One organization that is looking to the future is Partners in Health. Recently, I spoke to Ophelia Dahl about Partners in Health's response to the Ebola epidemic and the organizations plans for the future. I began by asking her how PIH's new entry into West Africa differed from its previous work and what were some of the partnerships and logistics that helped to facilitate this move. In past cases, Partners in Health "had more time to consider the invitation." In the case of the Ebola epidemic, Dahl stated that they were first contacted by sister organizations who had been working in Liberia and Sierra Leone. She said, "They turned to us for specifics on how to address this in a comprehensive way." This relationship with sister organizations would prompt Partners in Health to ally with two existing organizations in West Africa, The Last Mile and Wellbody Alliance.

When Dahl was asked if the previous experiences of Wellbody Alliance and The Last Mile in the region helped to facilitate efforts, she replied: "They were already set up and had local partnerships, and we made deep connections during our first trip." In September and October 2014, members from Partners in Health including Paul Farmer, Joia Mukherjee, Ophelia Dahl, and Corrado Cancedda made visits to Liberia and Sierra Leone. Dahl spoke about her visit where she met with government officials and survivors.

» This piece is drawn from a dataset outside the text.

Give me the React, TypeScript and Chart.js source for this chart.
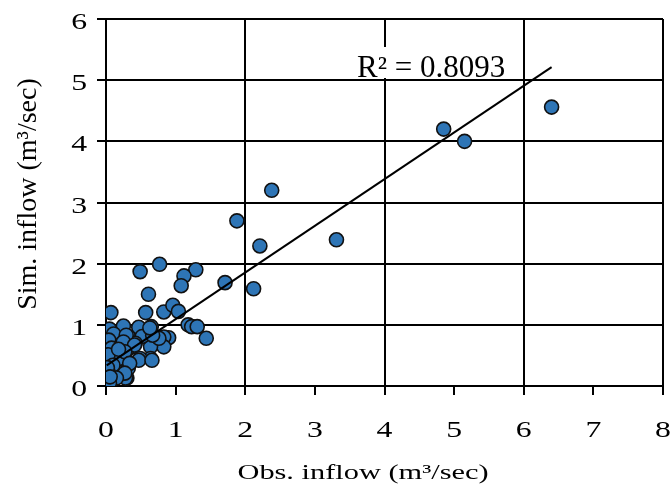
import React, { useEffect, useRef } from "react";
import { Chart, registerables } from "chart.js";

Chart.register(...registerables);

// Observed vs simulated inflow (m3/sec)
const obsInflow = [
  6.40, 4.85, 5.15, 2.38, 1.88, 3.31, 2.21, 2.12, 1.71, 0.77,
  0.49, 1.29, 1.12, 1.08, 0.61, 0.83, 0.96, 1.04, 0.07, 0.57,
  1.18, 1.23, 1.31, 1.44, 0.90, 0.83, 0.83, 0.65, 0.47, 0.25,
  0.05, 0.11, 0.04, 0.64, 0.64, 0.49, 0.37, 0.21, 0.23, 0.30,
  0.04, 0.32, 0.52, 0.76, 0.23, 0.42, 0.30, 0.04, 0.20, 0.47,
  0.66, 0.04, 0.32, 0.13, 0.28, 0.01, 0.29, 0.25, 0.41, 0.08,
  0.27, 0.03, 0.34, 0.10, 0.03, 0.27, 0.15, 0.02, 0.05, 0.67,
  0.63, 0.02, 0.06, 0.18,
];
const simInflow = [
  4.56, 4.20, 4.00, 3.20, 2.70, 2.39, 2.29, 1.59, 1.69, 1.99,
  1.87, 1.90, 1.80, 1.64, 1.50, 1.21, 1.32, 1.22, 1.20, 1.20,
  1.00, 0.97, 0.97, 0.78, 0.79, 0.80, 0.64, 0.97, 0.96, 0.98,
  0.93, 0.85, 0.75, 0.64, 0.45, 0.45, 0.64, 0.51, 0.32, 0.13,
  0.01, 0.81, 0.81, 0.78, 0.70, 0.70, 0.59, 0.56, 0.45, 0.42,
  0.42, 0.40, 0.29, 0.23, 0.13, 0.02, 0.83, 0.72, 0.67, 0.62,
  0.56, 0.51, 0.37, 0.34, 0.23, 0.21, 0.13, 0.08, 0.05, 0.83,
  0.95, 0.30, 0.15, 0.60,
];

const trendSlope = 0.763;
const trendIntercept = 0.33;
const r2Label = "R\u00B2 = 0.8093";

const xTickValues = [0, 1, 2, 3, 4, 5, 6, 7, 8];
const xGridValues = [2, 4, 6, 8];
const yTickValues = [0, 1, 2, 3, 4, 5, 6];
const xTitle = "Obs. inflow (m\u00B3/sec)";
const yTitle = "Sim. inflow (m\u00B3/sec)";

const FONT = '"Liberation Serif", "Times New Roman", serif';
const GRID_COLOR = "#000";
const TICK_LEN = 9;

const gridPlugin = {
  id: "manualGrid",
  beforeDatasetsDraw(chart: any) {
    const ctx = chart.ctx;
    const xs = chart.scales.x;
    const ys = chart.scales.y;
    const a = chart.chartArea;
    ctx.save();
    ctx.strokeStyle = GRID_COLOR;
    ctx.lineWidth = 2;
    yTickValues.forEach((v) => {
      const py = Math.round(ys.getPixelForValue(v));
      ctx.beginPath();
      ctx.moveTo(a.left - TICK_LEN, py);
      ctx.lineTo(a.right, py);
      ctx.stroke();
    });
    xGridValues.forEach((v) => {
      const px = Math.round(xs.getPixelForValue(v));
      ctx.beginPath();
      ctx.moveTo(px, a.top);
      ctx.lineTo(px, a.bottom);
      ctx.stroke();
    });
    xTickValues.forEach((v) => {
      const px = Math.round(xs.getPixelForValue(v));
      ctx.beginPath();
      ctx.moveTo(px, a.bottom);
      ctx.lineTo(px, a.bottom + TICK_LEN);
      ctx.stroke();
    });
    const x0 = Math.round(xs.getPixelForValue(0));
    const y0 = Math.round(ys.getPixelForValue(0));
    ctx.beginPath();
    ctx.moveTo(x0, a.top);
    ctx.lineTo(x0, y0);
    ctx.lineTo(a.right, y0);
    ctx.stroke();
    ctx.restore();
  },
};

const textPlugin = {
  id: "customText",
  afterDraw(chart: any) {
    const ctx = chart.ctx;
    const xs = chart.scales.x;
    const ys = chart.scales.y;
    ctx.save();
    ctx.fillStyle = "#000";
    ctx.textBaseline = "alphabetic";

    ctx.font = `23px ${FONT}`;
    ctx.textAlign = "center";
    xTickValues.forEach((v) => {
      const px = xs.getPixelForValue(v);
      ctx.save();
      ctx.translate(px, 437);
      ctx.scale(1.38, 1);
      ctx.fillText(String(v), 0, 0);
      ctx.restore();
    });

    ctx.textAlign = "right";
    yTickValues.forEach((v) => {
      const py = ys.getPixelForValue(v);
      ctx.save();
      ctx.translate(87, py + 10);
      ctx.scale(1.38, 1);
      ctx.fillText(String(v), 0, 0);
      ctx.restore();
    });

    ctx.font = `22px ${FONT}`;
    ctx.textAlign = "center";
    ctx.save();
    ctx.translate(363, 479);
    ctx.scale(1.38, 1);
    ctx.fillText(xTitle, 0, 0);
    ctx.restore();

    ctx.font = `28px ${FONT}`;
    ctx.save();
    ctx.translate(36, 194);
    ctx.rotate(-Math.PI / 2);
    ctx.fillText(yTitle, 0, 0);
    ctx.restore();

    ctx.font = `31px ${FONT}`;
    ctx.textAlign = "left";
    const w = ctx.measureText(r2Label).width;
    ctx.fillStyle = "#fff";
    ctx.fillRect(355, 47, w + 4, 31);
    ctx.fillStyle = "#000";
    ctx.fillText(r2Label, 357, 77);

    ctx.restore();
  },
};

export default function App() {
  const canvasRef = useRef<HTMLCanvasElement | null>(null);

  useEffect(() => {
    document.body.style.margin = "0";
    const canvas = canvasRef.current;
    if (!canvas) return;

    const points = obsInflow.map((x, i) => ({ x, y: simInflow[i] }));
    const xMin = Math.min(...obsInflow);
    const xMax = Math.max(...obsInflow);
    const trend = [
      { x: xMin, y: trendIntercept + trendSlope * xMin },
      { x: xMax, y: trendIntercept + trendSlope * xMax },
    ];

    const chart = new Chart(canvas, {
      type: "scatter",
      data: {
        datasets: [
          {
            type: "scatter",
            data: points,
            pointRadius: 7,
            pointBorderWidth: 1.6,
            pointBackgroundColor: "#2E75B6",
            pointBorderColor: "#111",
            order: 1,
          } as any,
          {
            type: "line",
            data: trend,
            borderColor: "#000",
            borderWidth: 2,
            pointRadius: 0,
            fill: false,
            order: 0,
          } as any,
        ],
      },
      options: {
        animation: false,
        responsive: false,
        maintainAspectRatio: false,
        layout: { padding: { top: 19, right: 9, left: 0, bottom: 0 } },
        plugins: {
          legend: { display: false },
          tooltip: { enabled: false },
        },
        scales: {
          x: {
            type: "linear",
            min: 0,
            max: 8,
            ticks: { stepSize: 1, display: false },
            grid: { display: false },
            border: { display: false },
            afterFit: (s: any) => {
              s.height = 100;
            },
          },
          y: {
            type: "linear",
            min: 0,
            max: 6,
            ticks: { stepSize: 1, display: false },
            grid: { display: false },
            border: { display: false },
            afterFit: (s: any) => {
              s.width = 106;
            },
          },
        },
      } as any,
      plugins: [gridPlugin, textPlugin],
    });

    return () => chart.destroy();
  }, []);

  return (
    <div style={{ width: 672, height: 486, background: "#fff" }}>
      <canvas ref={canvasRef} width={672} height={486} />
    </div>
  );
}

Dahl said that one of things that made the biggest impression on her during this visit was spending time with survivors. Most of the survivors had contracted Ebola through "webs of care" in the course of providing care to family members. According to Dahl, "We asked our on the ground partners to find a way to help contact survivors. The ministries had a list of survivors and everything else. Our colleagues helped us get in touch with them and we had meetings. We were driven to some people's houses and there was quite a lot of stigma from it for them. They were given certificates from the government . . . that said that they could no longer transmit Ebola."

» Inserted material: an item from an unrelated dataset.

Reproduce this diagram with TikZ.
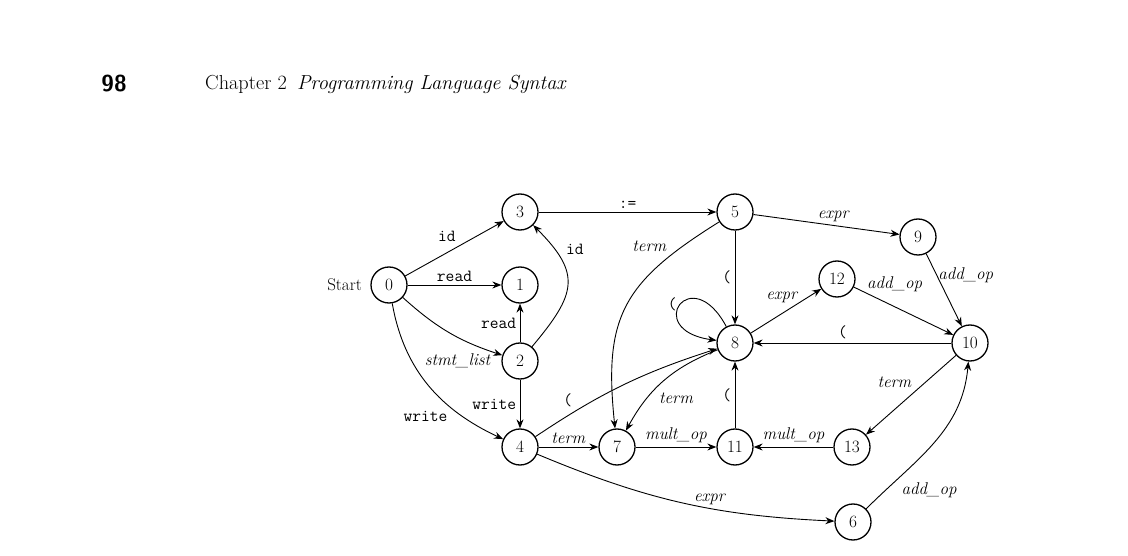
\documentclass[tikz,border=0pt]{standalone}
\usepackage{fontspec}% scalable Latin Modern
\usetikzlibrary{arrows.meta,% filled arrow tips
positioning}%              places Start beside state 0
\tikzset{every node/.style={font=\fontsize{17}{20}\selectfont}}

\begin{document}
\begin{tikzpicture}[
  x=1pt, y=1pt,
  >={Stealth[length=9pt,width=7pt]},
  state/.style={shape=circle, draw, line width=1.3pt, minimum size=36pt, inner sep=0pt},
  trans/.style={->, line width=0.9pt}
% every transition uses the same tip; labels sit beside the line
]
\useasboundingbox (0,0) rectangle (1128,555);

% running head
\path (114,471) node[font=\fontsize{23}{25}\selectfont\sffamily\bfseries] (page) {98};
\path (205,471) node[anchor=west, inner sep=0pt, font=\fontsize{20.3}{24}\selectfont] (head)
  {Chapter 2\enspace\textit{Programming Language Syntax}};

% states
\path (389,270) node[state] (s0) {$0$};
\path (520,270) node[state] (s1) {$1$};
\path (520,194) node[state] (s2) {$2$};
\path (520,343) node[state] (s3) {$3$};
\path (520,108) node[state] (s4) {$4$};
\path (735,343) node[state] (s5) {$5$};
\path (853,33)  node[state] (s6) {$6$};
\path (617,108) node[state] (s7) {$7$};
\path (735,212) node[state] (s8) {$8$};
\path (918,318) node[state] (s9) {$9$};
\path (970,212) node[state] (s10) {$10$};
\path (735,108) node[state] (s11) {$11$};
\path (837,276) node[state] (s12) {$12$};
\path (852,108) node[state] (s13) {$13$};

\node[left=5pt of s0] (start) {Start};

% left part
\draw[trans] (s0) -- node[above left, pos=.55] {\texttt{id}} (s3);
\draw[trans] (s0) -- node[above] {\texttt{read}} (s1);
\draw[trans] (s0) to[bend right=12] node[below left, pos=.92, inner sep=1pt] {\textit{stmt\_list}} (s2);
\draw[trans] (s0) to[out=-80,in=155] node[below left, pos=.68] {\texttt{write}} (s4);
\draw[trans] (s2) -- node[left] {\texttt{read}} (s1);
\draw[trans] (s2) to[out=50,in=-45,looseness=1.45] node[right, pos=.82, xshift=8pt] {\texttt{id}} (s3);
\draw[trans] (s2) -- node[left] {\texttt{write}} (s4);
\draw[trans] (s3) -- node[above] {\texttt{:=}} (s5);

% expression part
\draw[trans] (s5) -- node[above, pos=.55] {\textit{expr}} (s9);
\draw[trans] (s5) -- node[left] {\texttt{(}} (s8);
\draw[trans] (s5) to[out=212,in=96,looseness=1.25] node[above left, pos=.2] {\textit{term}} (s7);
\draw[trans] (s8) to[loop, out=118, in=172, min distance=75pt] node[left, pos=.5] {\texttt{(}} (s8);
\draw[trans] (s8) -- node[above left, pos=.68, inner sep=0pt] {\textit{expr}} (s12);
\draw[trans] (s12) -- node[above right, pos=.12, inner sep=1pt] {\textit{add\_op}} (s10);
\draw[trans] (s9) -- node[right, pos=.3, inner sep=1pt] {\textit{add\_op}} (s10);
\draw[trans] (s10) -- node[above, pos=.55] {\texttt{(}} (s8);
\draw[trans] (s4) to[bend left=8] node[above left, pos=.22] {\texttt{(}} (s8);
\draw[trans] (s8) to[bend right=20] node[below right, pos=.6] {\textit{term}} (s7);
\draw[trans] (s4) -- node[above] {\textit{term}} (s7);
\draw[trans] (s7) -- node[above] {\textit{mult\_op}} (s11);
\draw[trans] (s13) -- node[above] {\textit{mult\_op}} (s11);
\draw[trans] (s11) -- node[left] {\texttt{(}} (s8);
\draw[trans] (s10) -- node[above left, pos=.45] {\textit{term}} (s13);
\draw[trans] (s4) to[bend right=10] node[above, pos=.6] {\textit{expr}} (s6);
\draw[trans] (s6) to[out=45,in=-95] node[right, pos=.13, inner sep=4pt, xshift=12pt] {\textit{add\_op}} (s10);
\end{tikzpicture}
\end{document}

A number of survivors shared their experiences with the Partners in Health delegation. Dahl said that one survivor, a thirty-something woman named Yabou, talked about what it meant to spend time in sub-par health facilities with no electricity while listening to other people die at night. "Listening to other people but you are so sick that you can't really help them...listening to kids cry--very, very harrowing stories."

Dahl's comments underscored these familial losses and talked about modes of transmission: "You have to have intimate contact with someone who has been sick and each one told stories with deeply connected webs of care. Each one of the people that we spoke to that had survived Ebola had started taking care of a relative of theirs--a mother, a father, a child--all of them had lost relatives and contracted it themselves. They had not really gone through the loss and suffering and they themselves fall ill and know what could be ahead for them." Many of the family members died from the illness.

Survivors in Liberia and Sierra Leone as those in Guinea and elsewhere are often socially ostracized, and one result of this is loss of employment. One way that Partners in Health has responded is by employing survivors to work as community health workers because "they need jobs and had resistance" to Ebola. By spring 2015, Partners in Health had employed several hundred survivors in the two countries.

We also spoke about the role that public health NGOs play in the region including the future role of Partners in Health. In particular, what happens when well-intentioned NGOs pull out very quickly from impacted regions. "It's amazing how many efforts are actually around the treatment. [Organizations] did great work but the whole point is the building of the infrastructure." Dahl was passionate about future work and said: "We are not leaving; we made a long-term commitment to those two countries." She added, "We did not want to set up shop and not be able to integrate it."

Partners in Health will draw on its long experience building and contributing to health systems in Haiti, parts of sub-Saharan Africa, and elsewhere to improve long-term health outcomes in Sierra Leone and Liberia. This is significant for not only containing Ebola but also for more common public health considerations including maternal and child health and malaria.